-- The request --
Find the string "this" and gather every line that holds it.

=== Dataset ===

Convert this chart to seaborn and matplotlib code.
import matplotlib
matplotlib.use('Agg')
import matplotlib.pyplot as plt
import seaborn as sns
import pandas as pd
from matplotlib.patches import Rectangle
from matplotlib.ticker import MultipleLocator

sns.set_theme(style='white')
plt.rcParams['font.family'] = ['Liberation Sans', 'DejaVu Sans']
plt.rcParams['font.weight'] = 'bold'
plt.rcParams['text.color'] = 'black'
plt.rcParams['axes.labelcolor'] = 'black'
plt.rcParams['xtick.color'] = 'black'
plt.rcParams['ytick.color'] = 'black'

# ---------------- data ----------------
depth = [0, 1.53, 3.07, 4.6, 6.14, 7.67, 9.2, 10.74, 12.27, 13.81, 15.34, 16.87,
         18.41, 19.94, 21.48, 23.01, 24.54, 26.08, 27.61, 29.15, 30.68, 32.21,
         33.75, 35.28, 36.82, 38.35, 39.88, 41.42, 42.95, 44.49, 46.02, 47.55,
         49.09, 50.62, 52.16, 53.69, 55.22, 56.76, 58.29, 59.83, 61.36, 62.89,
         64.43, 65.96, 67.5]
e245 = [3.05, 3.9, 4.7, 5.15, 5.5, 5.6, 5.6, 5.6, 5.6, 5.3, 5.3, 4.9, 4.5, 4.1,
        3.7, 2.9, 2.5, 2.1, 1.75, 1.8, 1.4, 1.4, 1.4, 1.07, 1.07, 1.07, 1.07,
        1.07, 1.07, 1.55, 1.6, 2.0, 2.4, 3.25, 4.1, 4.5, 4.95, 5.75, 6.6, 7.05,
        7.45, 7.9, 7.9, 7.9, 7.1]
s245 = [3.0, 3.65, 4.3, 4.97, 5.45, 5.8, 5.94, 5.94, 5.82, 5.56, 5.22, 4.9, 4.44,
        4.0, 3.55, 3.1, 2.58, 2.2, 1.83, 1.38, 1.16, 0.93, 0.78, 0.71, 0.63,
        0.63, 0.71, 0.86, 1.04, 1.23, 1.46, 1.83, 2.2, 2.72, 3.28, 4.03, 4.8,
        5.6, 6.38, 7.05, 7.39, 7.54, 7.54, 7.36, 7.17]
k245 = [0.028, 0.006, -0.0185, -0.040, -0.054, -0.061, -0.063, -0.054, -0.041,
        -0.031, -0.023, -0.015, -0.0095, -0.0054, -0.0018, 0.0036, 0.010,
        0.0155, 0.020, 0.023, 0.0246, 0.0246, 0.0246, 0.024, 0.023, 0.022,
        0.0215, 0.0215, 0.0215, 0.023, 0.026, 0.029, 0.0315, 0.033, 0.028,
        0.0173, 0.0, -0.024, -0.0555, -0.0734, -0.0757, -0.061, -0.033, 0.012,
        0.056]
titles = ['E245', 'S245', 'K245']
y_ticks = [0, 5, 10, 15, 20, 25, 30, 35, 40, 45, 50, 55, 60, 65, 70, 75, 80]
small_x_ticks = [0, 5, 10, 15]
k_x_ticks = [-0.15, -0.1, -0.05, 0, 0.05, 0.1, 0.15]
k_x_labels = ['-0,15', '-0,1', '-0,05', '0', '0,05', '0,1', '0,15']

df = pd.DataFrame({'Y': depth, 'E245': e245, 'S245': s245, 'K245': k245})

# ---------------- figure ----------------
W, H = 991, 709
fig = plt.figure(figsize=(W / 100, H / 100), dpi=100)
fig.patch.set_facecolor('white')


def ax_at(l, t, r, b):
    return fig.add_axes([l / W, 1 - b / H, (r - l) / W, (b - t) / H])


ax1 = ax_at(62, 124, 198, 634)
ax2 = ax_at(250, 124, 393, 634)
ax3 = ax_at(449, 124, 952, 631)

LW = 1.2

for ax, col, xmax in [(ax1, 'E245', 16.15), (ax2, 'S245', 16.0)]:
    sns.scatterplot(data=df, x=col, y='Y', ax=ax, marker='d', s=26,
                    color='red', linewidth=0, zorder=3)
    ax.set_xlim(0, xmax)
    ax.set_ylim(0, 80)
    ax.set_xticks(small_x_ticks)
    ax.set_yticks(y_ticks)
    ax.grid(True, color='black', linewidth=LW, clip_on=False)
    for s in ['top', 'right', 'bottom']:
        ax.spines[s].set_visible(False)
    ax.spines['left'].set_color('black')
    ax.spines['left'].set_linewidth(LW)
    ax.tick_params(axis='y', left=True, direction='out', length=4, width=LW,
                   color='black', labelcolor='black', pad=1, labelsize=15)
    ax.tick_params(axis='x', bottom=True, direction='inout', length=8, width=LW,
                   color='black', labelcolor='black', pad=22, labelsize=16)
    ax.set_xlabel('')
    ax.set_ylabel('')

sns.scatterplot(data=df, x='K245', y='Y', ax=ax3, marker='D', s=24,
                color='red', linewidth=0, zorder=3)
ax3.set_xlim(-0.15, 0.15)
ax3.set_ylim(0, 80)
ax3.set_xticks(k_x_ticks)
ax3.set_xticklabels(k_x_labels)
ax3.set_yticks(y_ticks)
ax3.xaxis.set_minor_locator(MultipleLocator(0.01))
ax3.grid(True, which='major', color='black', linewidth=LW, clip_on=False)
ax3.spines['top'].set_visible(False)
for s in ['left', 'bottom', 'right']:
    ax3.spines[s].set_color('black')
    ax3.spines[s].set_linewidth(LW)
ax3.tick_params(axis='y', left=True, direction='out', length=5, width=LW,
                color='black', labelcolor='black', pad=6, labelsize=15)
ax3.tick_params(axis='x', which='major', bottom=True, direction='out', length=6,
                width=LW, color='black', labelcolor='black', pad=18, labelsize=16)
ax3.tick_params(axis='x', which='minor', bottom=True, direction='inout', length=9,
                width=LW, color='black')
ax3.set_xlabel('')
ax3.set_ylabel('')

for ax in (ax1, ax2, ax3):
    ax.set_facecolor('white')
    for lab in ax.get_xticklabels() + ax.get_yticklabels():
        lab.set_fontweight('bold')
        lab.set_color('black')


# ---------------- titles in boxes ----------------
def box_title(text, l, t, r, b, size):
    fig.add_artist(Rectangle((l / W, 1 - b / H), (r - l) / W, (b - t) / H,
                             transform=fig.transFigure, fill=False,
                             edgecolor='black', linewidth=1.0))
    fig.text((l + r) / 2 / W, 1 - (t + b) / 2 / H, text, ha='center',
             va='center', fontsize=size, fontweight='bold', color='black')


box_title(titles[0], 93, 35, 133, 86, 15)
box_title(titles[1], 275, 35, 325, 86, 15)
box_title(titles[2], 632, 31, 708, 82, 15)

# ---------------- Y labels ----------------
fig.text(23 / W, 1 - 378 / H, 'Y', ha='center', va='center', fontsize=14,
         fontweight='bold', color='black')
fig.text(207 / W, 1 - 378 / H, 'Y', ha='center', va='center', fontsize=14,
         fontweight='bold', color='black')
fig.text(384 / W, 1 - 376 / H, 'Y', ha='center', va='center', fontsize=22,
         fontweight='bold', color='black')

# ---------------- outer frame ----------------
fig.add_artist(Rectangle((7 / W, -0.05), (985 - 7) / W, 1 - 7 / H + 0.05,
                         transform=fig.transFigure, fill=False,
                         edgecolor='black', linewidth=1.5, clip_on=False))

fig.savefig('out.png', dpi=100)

===
=== Dataset ===

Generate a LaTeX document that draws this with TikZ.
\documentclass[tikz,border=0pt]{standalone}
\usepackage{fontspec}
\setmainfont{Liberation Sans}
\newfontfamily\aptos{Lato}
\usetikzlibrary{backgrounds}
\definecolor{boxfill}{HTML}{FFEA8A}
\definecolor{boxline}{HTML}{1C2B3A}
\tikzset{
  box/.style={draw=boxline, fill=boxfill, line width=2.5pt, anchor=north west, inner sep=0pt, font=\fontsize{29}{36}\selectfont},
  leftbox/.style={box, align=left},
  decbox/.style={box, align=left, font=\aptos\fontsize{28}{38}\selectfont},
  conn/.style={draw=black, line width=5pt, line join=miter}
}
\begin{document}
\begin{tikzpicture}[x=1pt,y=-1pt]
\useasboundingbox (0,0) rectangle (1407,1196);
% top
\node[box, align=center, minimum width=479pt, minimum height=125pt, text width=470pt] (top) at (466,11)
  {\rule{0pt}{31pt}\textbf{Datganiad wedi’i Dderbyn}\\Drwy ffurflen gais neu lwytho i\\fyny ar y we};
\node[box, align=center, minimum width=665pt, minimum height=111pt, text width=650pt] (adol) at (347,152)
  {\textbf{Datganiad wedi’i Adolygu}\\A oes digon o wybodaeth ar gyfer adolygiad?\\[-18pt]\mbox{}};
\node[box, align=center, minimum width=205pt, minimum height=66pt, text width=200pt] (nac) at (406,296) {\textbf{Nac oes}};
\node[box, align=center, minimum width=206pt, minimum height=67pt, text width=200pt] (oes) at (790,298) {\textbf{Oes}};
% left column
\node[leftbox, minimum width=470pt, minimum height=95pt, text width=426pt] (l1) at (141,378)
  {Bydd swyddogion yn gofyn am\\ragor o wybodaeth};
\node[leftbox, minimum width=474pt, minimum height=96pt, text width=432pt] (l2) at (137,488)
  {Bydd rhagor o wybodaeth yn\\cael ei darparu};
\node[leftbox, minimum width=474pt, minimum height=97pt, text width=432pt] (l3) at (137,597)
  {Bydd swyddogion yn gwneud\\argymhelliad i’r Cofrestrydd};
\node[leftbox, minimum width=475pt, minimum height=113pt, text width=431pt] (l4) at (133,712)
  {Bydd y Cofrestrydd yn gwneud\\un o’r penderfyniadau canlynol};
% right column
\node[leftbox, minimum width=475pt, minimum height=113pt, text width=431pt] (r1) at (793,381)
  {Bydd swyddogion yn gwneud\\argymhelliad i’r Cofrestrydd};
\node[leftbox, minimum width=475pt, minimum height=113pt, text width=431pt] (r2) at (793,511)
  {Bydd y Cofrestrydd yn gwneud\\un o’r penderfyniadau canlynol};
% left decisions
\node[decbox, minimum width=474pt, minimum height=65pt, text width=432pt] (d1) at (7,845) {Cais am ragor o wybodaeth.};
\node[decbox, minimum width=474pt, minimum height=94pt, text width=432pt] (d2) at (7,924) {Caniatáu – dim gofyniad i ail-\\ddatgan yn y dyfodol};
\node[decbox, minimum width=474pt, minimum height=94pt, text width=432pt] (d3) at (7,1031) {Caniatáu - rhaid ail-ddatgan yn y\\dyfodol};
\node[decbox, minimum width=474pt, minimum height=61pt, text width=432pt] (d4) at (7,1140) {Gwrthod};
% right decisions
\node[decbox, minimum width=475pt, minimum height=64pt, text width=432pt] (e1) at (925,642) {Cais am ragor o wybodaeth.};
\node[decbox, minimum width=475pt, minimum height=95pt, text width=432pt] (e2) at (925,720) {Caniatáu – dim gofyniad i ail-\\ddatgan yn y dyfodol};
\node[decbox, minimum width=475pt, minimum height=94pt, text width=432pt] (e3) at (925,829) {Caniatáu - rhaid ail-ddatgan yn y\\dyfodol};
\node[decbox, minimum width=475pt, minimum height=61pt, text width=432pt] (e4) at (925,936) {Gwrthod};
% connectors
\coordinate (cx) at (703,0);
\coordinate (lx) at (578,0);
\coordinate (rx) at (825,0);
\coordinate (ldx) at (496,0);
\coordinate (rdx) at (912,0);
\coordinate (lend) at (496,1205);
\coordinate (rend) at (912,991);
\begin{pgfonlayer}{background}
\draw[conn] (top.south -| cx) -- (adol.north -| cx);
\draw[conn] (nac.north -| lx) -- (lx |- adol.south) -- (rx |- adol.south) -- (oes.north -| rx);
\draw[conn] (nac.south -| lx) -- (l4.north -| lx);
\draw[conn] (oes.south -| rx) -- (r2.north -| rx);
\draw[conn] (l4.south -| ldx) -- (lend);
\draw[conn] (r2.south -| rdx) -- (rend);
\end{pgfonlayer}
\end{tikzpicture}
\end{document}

===

-- Exercise response --
Convert this chart to seaborn and matplotlib code.
Generate a LaTeX document that draws this with TikZ.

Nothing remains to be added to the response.